Most people that find the gym or fitness or whatever, often have a story about how they had just had enough of what their life looked and felt like physically, so that they never wanted to be in that position again.  The reason some people don't have that paradigm shift is because they don't hate their current situation enough for that shift to take place, or for that shift to cement itself into habit.

You know what is not a terrible idea?  Take whatever time frame you have for your goals right now, and double them.  That 6 week body?  Try 12 weeks.  That 12 week body?  Try 24.  This doesn't mean you fucking sloth through this shit.  It just means you commit to a longer plan because more often than not, it's going to take longer.  The best way to become discouraged is to set yourself up for failure from the very start.

I have clients tell me their goals from the start and I'm brutally honest with them about their aspirations.  If you just benched 300 for the first time last month, and you tell me your goal is to bench 350 in the next three months I'm going to tell you that's probably not possible.  I could be "that guy" and rub your belly and pat your bottom and tell you how awesome you are, and that "you can do whatever you put your mind to" but the fact is, the body is probably not willing to put 50 pounds on your bench press in three months, so stop being a special snowflake clown.

You can't undo a lifetime of fucking your body up in a few weeks, or even a few months more than likely.  If you just spent the last 20 years creating shitty habits then expect a lengthy period to undo both the damage done by those habits, and the time to create new habits.

5.  Failure is inevitable 

Some people just quit at the first sign of failure.  They get to a sticking point, and just say "fuck it".

Some people aren't willing to fight for things.  For various reasons.  Whether they believe it's not worth it (sometimes it's not), or because they aren't good enough (sometimes you aren't), or because well shit, it's just too fucking hard to overcome this particular loss.

But the fact is, failure is a part of lifting and life and cannot be avoided.

What matters the most is, how you handle failure, what you learn from it, and what you do with it.

If you let failing destroy you, then you may not get back up from it and thus, yes you failed.  You failed because you refused to get the fuck back up.  Not because something didn't work.  Not because something wasn't perfect.  Not everything works.  Not everything is going to be perfect.  And you have to find a way to understand that that is ok if you do want to succeed.

The path to success is often littered with failures of various kinds.  They serve a purpose, no different than success does.

Success leaves us clues as to what does work.

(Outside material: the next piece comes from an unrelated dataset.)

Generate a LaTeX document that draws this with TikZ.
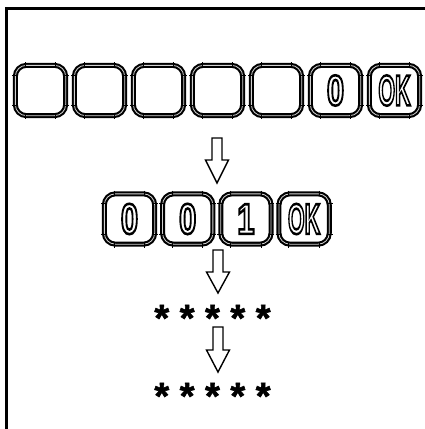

Failure leaves us clues as to what doesn't.

Fulfilling your own personal greatness means experiencing both, then deciding what you will do with them.  People don't always handle success very well either.  I've had guys tell me that their training was going awesome, and that they were going to make changes.  This makes zero sense.  If something is working for you, milk it until it doesn't.  If something is not working for you, change it to see if those changes bring forth positive results.  If they don't, change it again.  And again.  And again.

Or don't.

And "don't" is what failure REALLY looks like.  It's the inability to be willing to keep making changes until you find success again.